Some of us are distressed with so much talk of God’s love in religious and theological discussions.
Below is a paragraph I copied from a source I respect. It is a series of reflection from Paradisus Dei, which sponsors the That Man Is You program. The reflections are on the life of St. Joseph for each day in May 2023
“The secret passage to love, to paradise, is an open door to the Sacred Heart of Christ. His heart was wounded and opened by a sword, so that ours may be healed. An infinite love flows perpetually from his heart. Love is the strongest power in both the world and the heavens. Yes, love is more powerful than even the grips of death. It transcends this life and passes to everlasting life in heaven. Our actions, when done in and through love, transcend this life and have everlasting significance. This is precisely why we can and should find paradise at the School of Nazareth. Quite simply, the daily life of the Holy Family was an explosion of love. When we find pure love and the absence of evil, we find paradise…even on earth.”
Perhaps, I should speak only for myself when I write of being distressed with so much talk of God’s love.
So, I speak only for myself. But I speak for everyone when I argue that “love” does not mean “willing the good of the other.”
Note added later : I started to write on love because of my unease of so much talk of God’s love. However, I actually write only of personal love between human beings. I should also add that I strongly approve of stipulating that love is willing the good of the other when talking of what “love” means when talking of any love we are obliged to have.
How can I speak for everyone? For those who might be interest, I offer a statement of my methodological assumption. See Semantic Knowledge is Synthetic & Apriori.
As noted above, I would be happy to have most talk of love be reduced to talking of willing the good of others. I am glad that many Catholic preachers say that what they mean by love in their sermons is willing the good of others.
My semantic point about the meaning of “love” is quite simple.
If “love” meant “willing the good of the other,” then “love” does not designate something fundamental. It is the terms “will” and “good” which designate some fundamental realities. In principle, all uses of “love” could be replaced by talking of willing and what is good. Even my semantic intuitions conflict with such an reductive elimination of “love.” To be sure , in many contexts I can express almost, but not quite, what I mean by “love” using “will” and “good.” For instance, see my Love of God is Essentially Love of Neighbor wherein I argue that helping the distressed because of a sense of duty is almost the same as helping the distressed from a sense of love. I think that willing the good of the other is a necessary condition for calling any relationship “love.”
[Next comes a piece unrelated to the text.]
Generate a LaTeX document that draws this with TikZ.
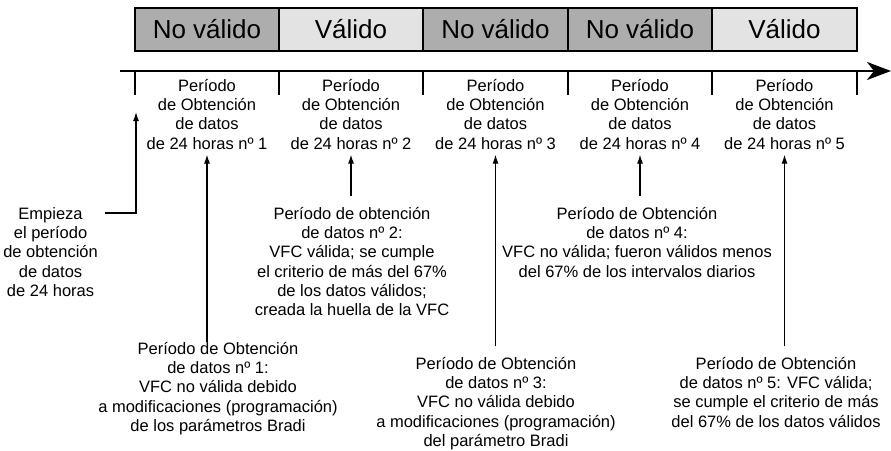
\documentclass[tikz,border=0pt]{standalone}
\usepackage{fontspec}
\setmainfont{Liberation Sans}
\usetikzlibrary{arrows.meta, positioning, calc}
\definecolor{novalgray}{RGB}{173, 173, 173}
\definecolor{valgray}{RGB}{227, 227, 227}

\begin{document}
\begin{tikzpicture}[x=1pt, y=-1pt,
    bar/.style={draw, line width=2pt, minimum height=43pt, inner sep=0pt, font=\fontsize{26}{30}\selectfont},
    period/.style={align=center, inner sep=0pt, font=\fontsize{16.5}{19.3}\selectfont},
    note/.style={align=center, inner sep=0pt, font=\fontsize{16.5}{19.3}\selectfont},
    tick/.style={line width=2.2pt},
    pointer/.style={line width=1.2pt, -{Latex[length=9pt, width=6pt]}}]
    \useasboundingbox (0,0) rectangle (891,450);

    % Validity bar
    \node[bar, fill=novalgray, minimum width=144pt] (b1) at (207,29.5) {No válido};
    \node[bar, fill=valgray, minimum width=144pt] (b2) at (351,29.5) {Válido};
    \node[bar, fill=novalgray, minimum width=145pt] (b3) at (495.5,29.5) {No válido};
    \node[bar, fill=novalgray, minimum width=144pt] (b4) at (640,29.5) {No válido};
    \node[bar, fill=valgray, minimum width=145pt] (b5) at (784.5,29.5) {Válido};

    % Time line with ticks
    \coordinate (tl0) at (120,71);
    \coordinate (tl1) at (891,71);
    \draw[line width=2.6pt, -{Stealth[length=24pt, width=18pt, inset=7pt]}] (tl0) -- (tl1);
    \draw[tick] (135,71) -- (135,95);
    \draw[tick] (279,71) -- (279,95);
    \draw[tick] (423,71) -- (423,95);
    \draw[tick] (568,71) -- (568,95);
    \draw[tick] (712,71) -- (712,95);
    \draw[tick] (857,71) -- (857,95);

    % Periods
    \node[period, anchor=north] (p1) at (207,79) {Período\\de Obtención\\de datos\\de 24 horas nº 1};
    \node[period, anchor=north] (p2) at (351,79) {Período\\de Obtención\\de datos\\de 24 horas nº 2};
    \node[period, anchor=north] (p3) at (495.5,79) {Período\\de Obtención\\de datos\\de 24 horas nº 3};
    \node[period, anchor=north] (p4) at (640,79) {Período\\de Obtención\\de datos\\de 24 horas nº 4};
    \node[period, anchor=north] (p5) at (784.5,79) {Período\\de Obtención\\de datos\\de 24 horas nº 5};

    % Notes
    \node[note, anchor=north east] (start) at (98,207) {Empieza\\el período\\de obtención\\de datos\\de 24 horas};
    \node[note, anchor=north] (n1) at (218,342) {Período de Obtención\\de datos nº 1:\\VFC no válida debido\\a modificaciones (programación)\\de los parámetros Bradi};
    \node[note, anchor=north] (n2) at (352,207) {Período de obtención\\de datos nº 2:\\VFC válida; se cumple\\el criterio de más del 67\%\\de los datos válidos;\\creada la huella de la VFC};
    \node[note, anchor=north] (n3) at (496,357) {Período de Obtención\\de datos nº 3:\\VFC no válida debido\\a modificaciones (programación)\\del parámetro Bradi};
    \node[note, anchor=north] (n4) at (637,207) {Período de Obtención\\de datos nº 4:\\VFC no válida; fueron válidos menos\\del 67\% de los intervalos diarios};
    \node[note, anchor=north] (n5) at (776,357) {Período de Obtención\\de datos nº 5: VFC válida;\\se cumple el criterio de más\\del 67\% de los datos válidos};

    % Pointers
    \coordinate (starttip) at (136,112);
    \draw[pointer] ($(start.north east)+(7,6)$) -| (starttip);
    \draw[pointer] (n1.north -| p1.south) -- ($(p1.south)+(0,5)$);
    \draw[pointer] ($(n2.north -| p2.south)+(0,-11)$) -- ($(p2.south)+(0,5)$);
    \draw[pointer] ($(n3.north -| p3.south)+(0,-11)$) -- ($(p3.south)+(0,5)$);
    \draw[pointer] ($(n4.north -| p4.south)+(0,-11)$) -- ($(p4.south)+(0,5)$);
    \draw[pointer] ($(n5.north -| p5.south)+(0,-11)$) -- ($(p5.south)+(0,5)$);
\end{tikzpicture}
\end{document}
The linguistic uneliminability of “love” does not imply that “love” designates some unique basic highly valuable reality. The triviality on many yard signs “Love is love” is intended to tell the lie that the affection of a man for his wife is the same as the affection of one man for another because “love” is primarily a noun designating a basic feature. The need to modify “love” with various adjectives as “maternal,” “paternal,” “fraternal,” “romantic,” “erotic,” “homoerotic,” “platonic,” illicit, etc., bring out that the semantical fact that “love” is a relative term. To speak more precisely, we should use terms such as “the love of a mother for . . ,” “the love of sexual desire for. . ,” etc.,.
See Bonding Necessary for Love for my proposal that willing the good of the other plus the proper bonding to another provide necessary and sufficient conditions for personal love. Also the type of bonding indicates the type of loving.